Think of it this way. Say that there was not IN operator in SQL. How would you fake an IN?
By a series of ORs:
where foo in (1, 2, 3)
is equivalent to
where ( foo = 1 ) or ( foo = 2 ) or (foo = 3 )
Ok, you say, but that still doesn't tell me why it's bad. It's bad because there's often no decent way to use a key or index to look this up. So what you get is either a) a table scan, where for each disjunction (or'd predicate or element of an IN list), the row gets tested, until a test is true or the list is exhausted. Or b) you get a table scan for each of these disjunctions. The second case (b) may actually be better, which is why you sometimes see a select with an OR turned into one select for each leg of the OR union'd together:
select * from table where x = 1 or x = 3 ;
select * from table where x = 1
union select * from table where x = 3 ;
Now this is not to say you can never use an OR or an IN list.
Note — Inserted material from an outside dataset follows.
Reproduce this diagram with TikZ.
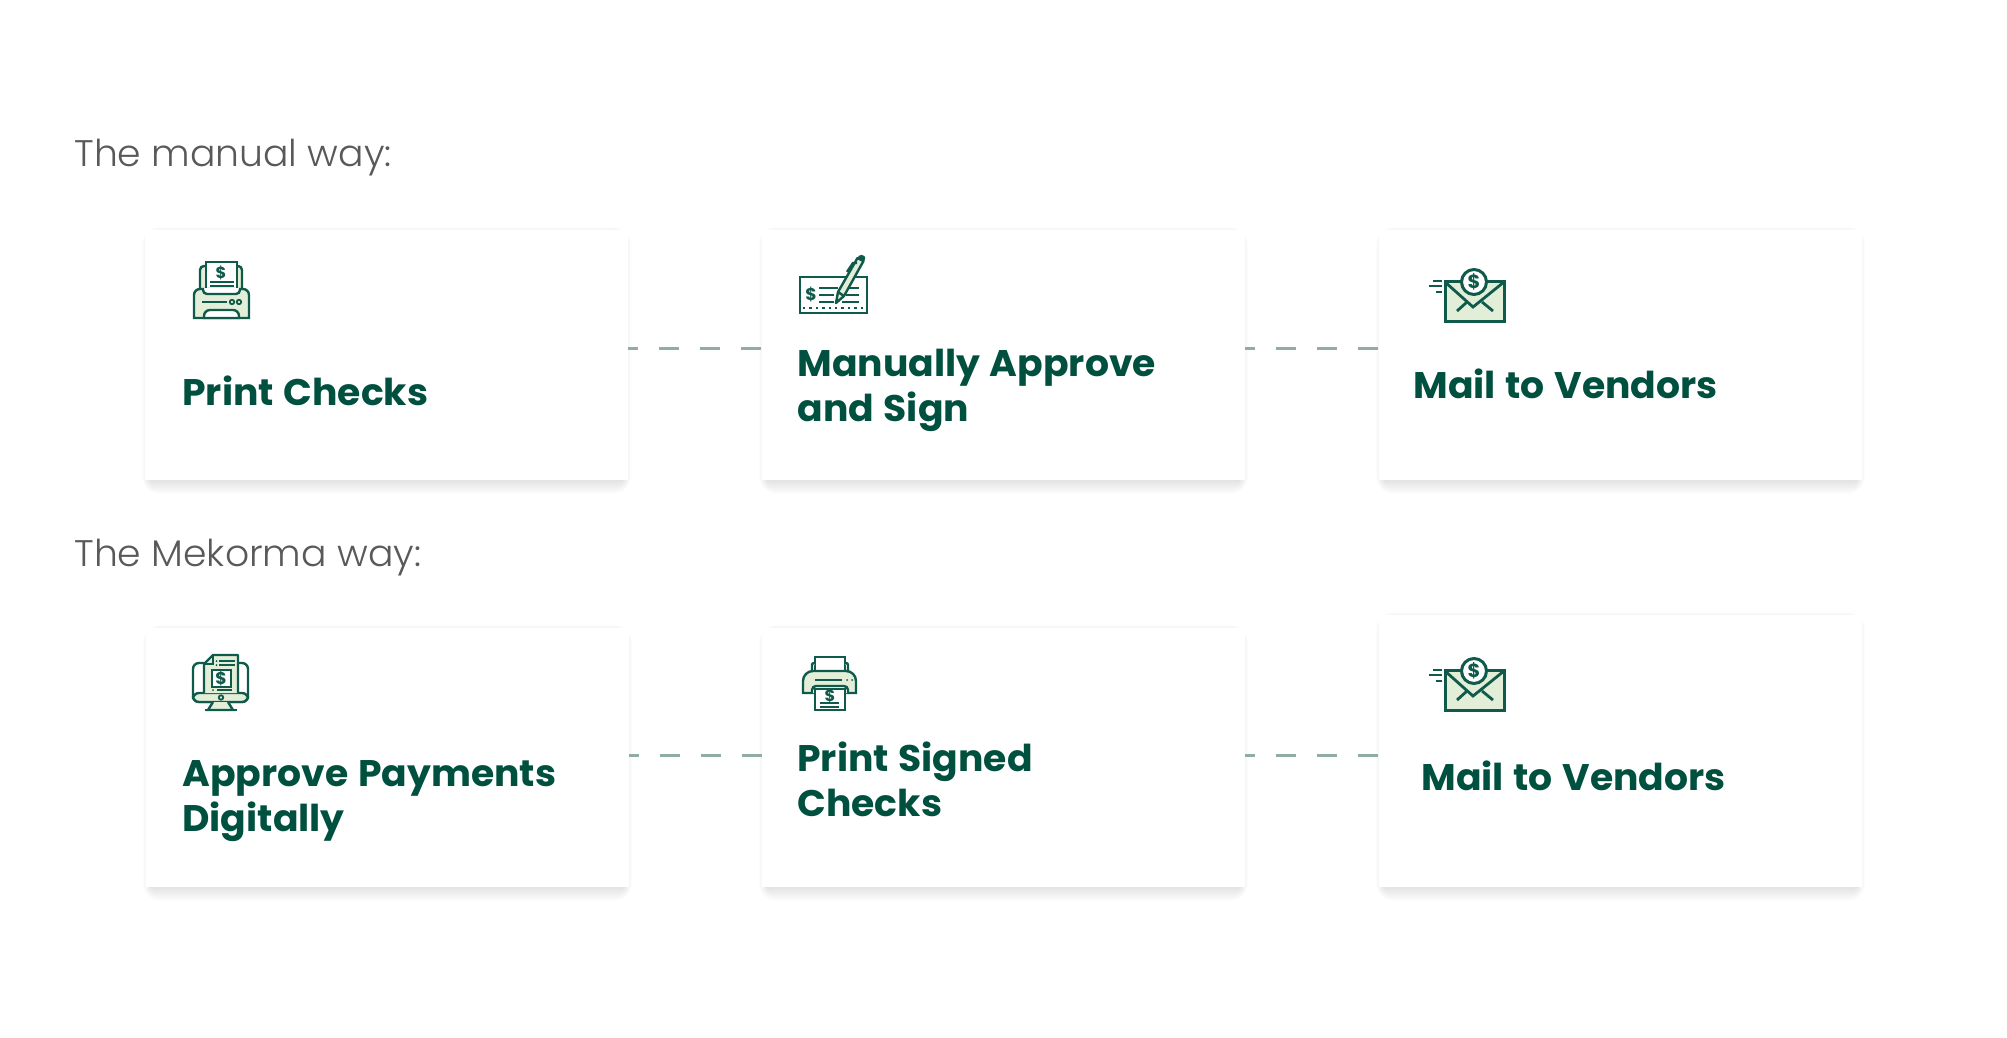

And in some cases, the query optimizer is smart enough to turn an IN list into a join -- and the other answers you were given are precisely the cases where that's most likely.
But if we can explicitly turn our query into a join, well, we don't have to wonder if the query optimizer is smart. And in general, joins are what the databse is best at doing.
Well, just giving this a quick and dirty shot, I'd write something like this. I spend most of my time using Firebird so the MySQL syntax may be a little different, but the idea should be clear
select f.name
from family f left join genus g on f.id = g.family_id
left join species s on g.id = species.genus_id
where ( s.id is null )
if you want to enforce there being a genus then you just remove the "left" portion of the join from family to genus.
I hope I'm not misunderstanding the question and thus, leading you down the wrong path. Good luck!
edit: Actually, re-reading this I think this will just catch families where there's no species within a genus. You could add a " and ( g.id is null )" too, I think.
Sub-select to the rescue...
select f.name from family as f, genus as g
where
f.id == g.family_id and
g.id not in (select genus_id from species);
SELECT f.name
FROM family f
WHERE NOT EXISTS (
SELECT 1
FROM genus g
JOIN species s
ON g.id = s.genus_id
WHERE g.family_id = f.id
)
Note, than unlike pure LEFT JOIN solutions, this is more efficient.
It does not select ALL rows filtering out those with NOT NULL values, but instead selects at most one row from genus and species.